:: Exercise directions ::
Reproduce exactly the lines starting at the line that contains "Recreate this image as a Python script that uses matplotlib." and ending at the line that contains "ha='center', va='center', fontsize=14.3, fontweight='bold')". Omit pictures.

:: Excerpted records ::
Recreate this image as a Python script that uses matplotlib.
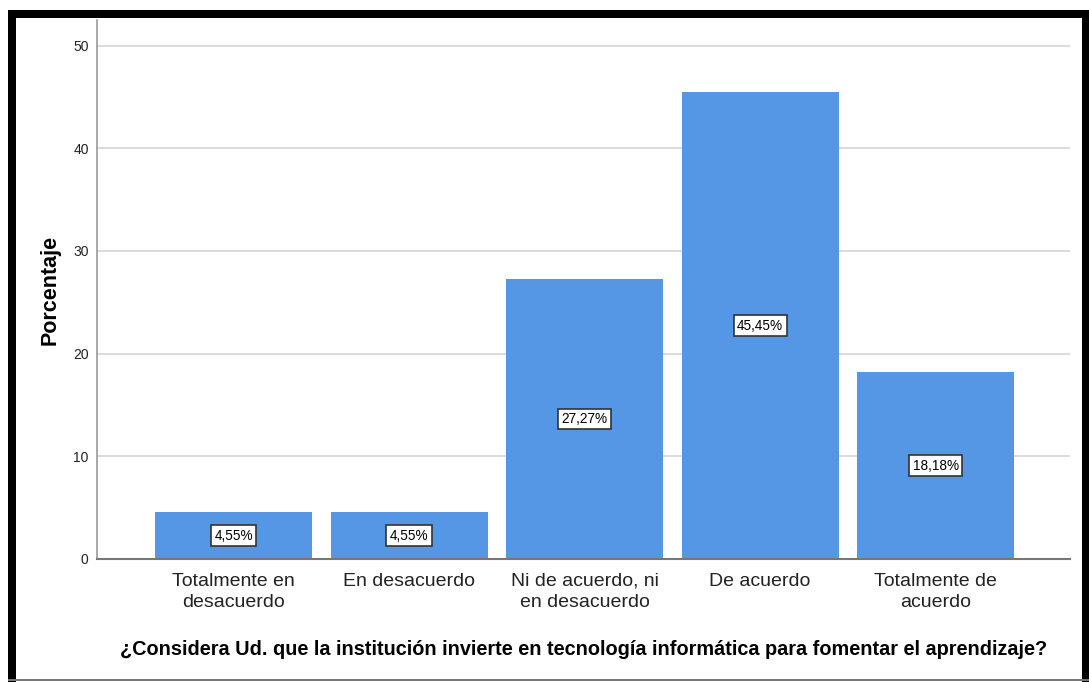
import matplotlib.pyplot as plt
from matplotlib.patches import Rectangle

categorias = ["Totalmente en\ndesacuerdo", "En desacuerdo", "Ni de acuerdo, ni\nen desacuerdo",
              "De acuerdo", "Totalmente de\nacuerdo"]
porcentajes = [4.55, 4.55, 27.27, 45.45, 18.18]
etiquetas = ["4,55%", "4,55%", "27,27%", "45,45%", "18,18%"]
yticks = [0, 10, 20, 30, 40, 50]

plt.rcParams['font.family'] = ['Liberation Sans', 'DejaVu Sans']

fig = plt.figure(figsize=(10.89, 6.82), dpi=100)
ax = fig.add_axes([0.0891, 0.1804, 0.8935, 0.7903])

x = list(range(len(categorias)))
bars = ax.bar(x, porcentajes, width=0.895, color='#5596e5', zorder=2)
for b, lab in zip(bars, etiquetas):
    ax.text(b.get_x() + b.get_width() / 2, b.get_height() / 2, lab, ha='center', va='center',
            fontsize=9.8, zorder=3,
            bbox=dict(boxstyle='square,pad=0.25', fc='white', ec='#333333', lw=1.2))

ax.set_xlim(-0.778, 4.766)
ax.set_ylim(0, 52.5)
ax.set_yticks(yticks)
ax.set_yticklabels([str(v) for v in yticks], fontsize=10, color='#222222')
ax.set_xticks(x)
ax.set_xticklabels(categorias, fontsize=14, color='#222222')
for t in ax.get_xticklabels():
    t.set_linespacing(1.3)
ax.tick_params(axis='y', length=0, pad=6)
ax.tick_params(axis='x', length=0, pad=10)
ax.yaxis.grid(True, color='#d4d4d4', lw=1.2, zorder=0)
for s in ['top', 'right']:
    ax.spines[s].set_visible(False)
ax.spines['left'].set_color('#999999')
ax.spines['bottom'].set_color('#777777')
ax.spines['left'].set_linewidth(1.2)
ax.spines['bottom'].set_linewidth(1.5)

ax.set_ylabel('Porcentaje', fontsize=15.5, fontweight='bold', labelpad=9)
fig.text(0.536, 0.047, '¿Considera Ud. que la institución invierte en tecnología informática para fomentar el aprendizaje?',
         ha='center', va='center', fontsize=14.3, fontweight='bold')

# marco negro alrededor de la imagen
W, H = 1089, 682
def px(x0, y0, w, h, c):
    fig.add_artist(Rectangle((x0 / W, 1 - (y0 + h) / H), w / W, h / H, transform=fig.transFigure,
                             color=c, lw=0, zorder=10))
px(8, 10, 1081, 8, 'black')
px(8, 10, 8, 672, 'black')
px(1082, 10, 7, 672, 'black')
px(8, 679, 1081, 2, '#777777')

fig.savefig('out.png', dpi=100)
==
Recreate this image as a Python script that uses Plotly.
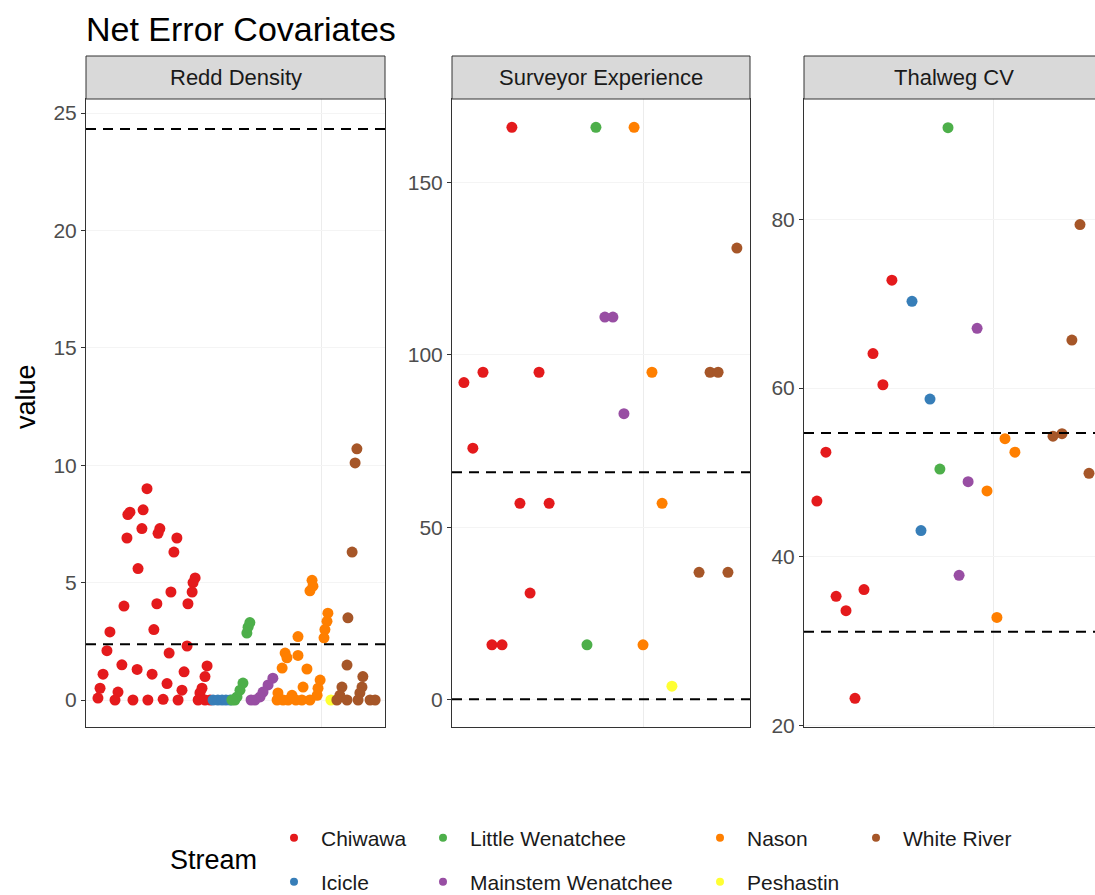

:: Solution to the exercise ::
Recreate this image as a Python script that uses matplotlib.
import matplotlib.pyplot as plt
from matplotlib.patches import Rectangle

categorias = ["Totalmente en\ndesacuerdo", "En desacuerdo", "Ni de acuerdo, ni\nen desacuerdo",
              "De acuerdo", "Totalmente de\nacuerdo"]
porcentajes = [4.55, 4.55, 27.27, 45.45, 18.18]
etiquetas = ["4,55%", "4,55%", "27,27%", "45,45%", "18,18%"]
yticks = [0, 10, 20, 30, 40, 50]

plt.rcParams['font.family'] = ['Liberation Sans', 'DejaVu Sans']

fig = plt.figure(figsize=(10.89, 6.82), dpi=100)
ax = fig.add_axes([0.0891, 0.1804, 0.8935, 0.7903])

x = list(range(len(categorias)))
bars = ax.bar(x, porcentajes, width=0.895, color='#5596e5', zorder=2)
for b, lab in zip(bars, etiquetas):
    ax.text(b.get_x() + b.get_width() / 2, b.get_height() / 2, lab, ha='center', va='center',
            fontsize=9.8, zorder=3,
            bbox=dict(boxstyle='square,pad=0.25', fc='white', ec='#333333', lw=1.2))

ax.set_xlim(-0.778, 4.766)
ax.set_ylim(0, 52.5)
ax.set_yticks(yticks)
ax.set_yticklabels([str(v) for v in yticks], fontsize=10, color='#222222')
ax.set_xticks(x)
ax.set_xticklabels(categorias, fontsize=14, color='#222222')
for t in ax.get_xticklabels():
    t.set_linespacing(1.3)
ax.tick_params(axis='y', length=0, pad=6)
ax.tick_params(axis='x', length=0, pad=10)
ax.yaxis.grid(True, color='#d4d4d4', lw=1.2, zorder=0)
for s in ['top', 'right']:
    ax.spines[s].set_visible(False)
ax.spines['left'].set_color('#999999')
ax.spines['bottom'].set_color('#777777')
ax.spines['left'].set_linewidth(1.2)
ax.spines['bottom'].set_linewidth(1.5)

ax.set_ylabel('Porcentaje', fontsize=15.5, fontweight='bold', labelpad=9)
fig.text(0.536, 0.047, '¿Considera Ud. que la institución invierte en tecnología informática para fomentar el aprendizaje?',
         ha='center', va='center', fontsize=14.3, fontweight='bold')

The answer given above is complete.